Правда, и в этой вере чрезвычайно характерно сказывается разбираемая здесь основная смена в направленностях его жизни. В знаменитом изречении своем, к которому я еще вернусь, Гете выводит наше «убеждение в бессмертии» из «понятия деятельности»: «Если я до конца своего неустанно действую, то природа обязана предоставить мне иную форму существования» и т. д. Но полустолетием раньше он писал: «Что в людях столько духовных задатков, которые они при жизни не могут развить и которые указуют на лучшее будущее, на гармоническое существование, в этом, друг мой, мы с тобой сходимся». И в том, и в другом — тот же мотив: требование будущего с тем, чтобы настоящее могло в нем актуализировать то, что в нем самом хотя и заложено, но еще связано и не осуществлено. Но в юности это— «гармоническое существование», совершенствование бытия, в котором эмоционально «лучшее» будущее должно продолжить настоящее, в старости — это деятельность, действие, бытийная основа которого, так сказать, пропадает и которое уж больше не интересуется своими качественно-эмоциональными последствиями.

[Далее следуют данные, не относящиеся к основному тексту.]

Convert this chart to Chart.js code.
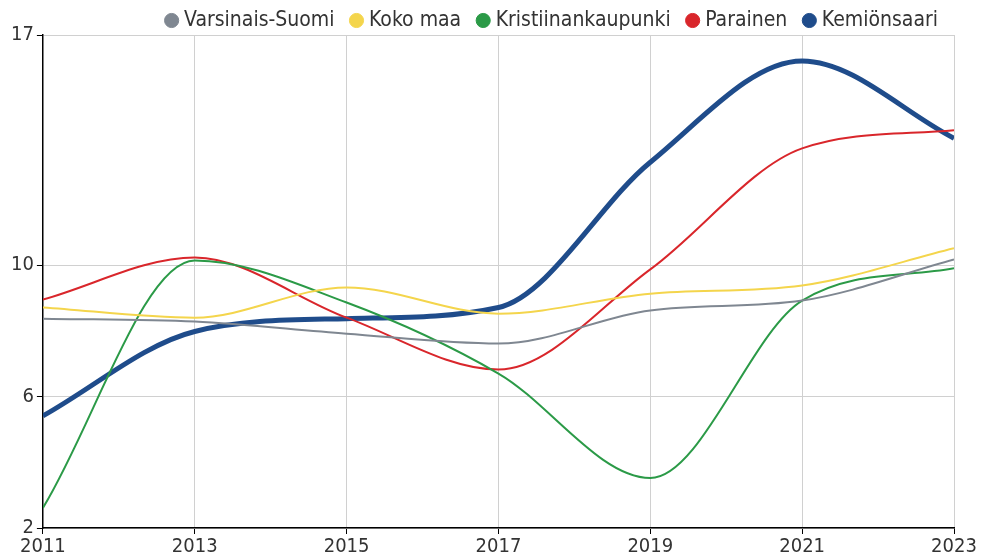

Точная хронология во многих случаях не только не нужна и не возможна, но и может прямо-таки повредить всякому рассмотрению личности, направленному лишь на духовный его состав и стремящемуся ухватить эту непрерывность, эту памятливость и пред-восхищаемость его жизни. С другой стороны, однако, было бы грубым непониманием считать, что тем самым отрицается огромное значение последовательности в основных стадиях его развития. Ведь для нас здесь как раз важно то, что Гете осуществлял идею своего бытия в органически изживаемой эволюционной последовательности и притом в такой чистоте, как, пожалуй, никто из великих людей: или вернее — идея его изначально не была понятийно неподвижной, но была идеей жизни. Во временной последовательности его жизненных эпох, и не только его убеждений, выражается безвременный, только смысловой порядок. И потому для нас здесь существенно (не биографически, а для выяснения предметной структуры его духовности) подтвердить вышесказанное тем, что поворот этот, легкие намеки на который обозначались уже в первые веймарские годы, в общих чертах своих окончательно совершился после путешествия в Италию. Обычно отсюда выводится новая эпоха его жизни, и Италию рассматривают как решающую директиву всей остальной его жизни. Мне кажется это верным лишь в особом, строго говоря, лишь в отрицательном смысле.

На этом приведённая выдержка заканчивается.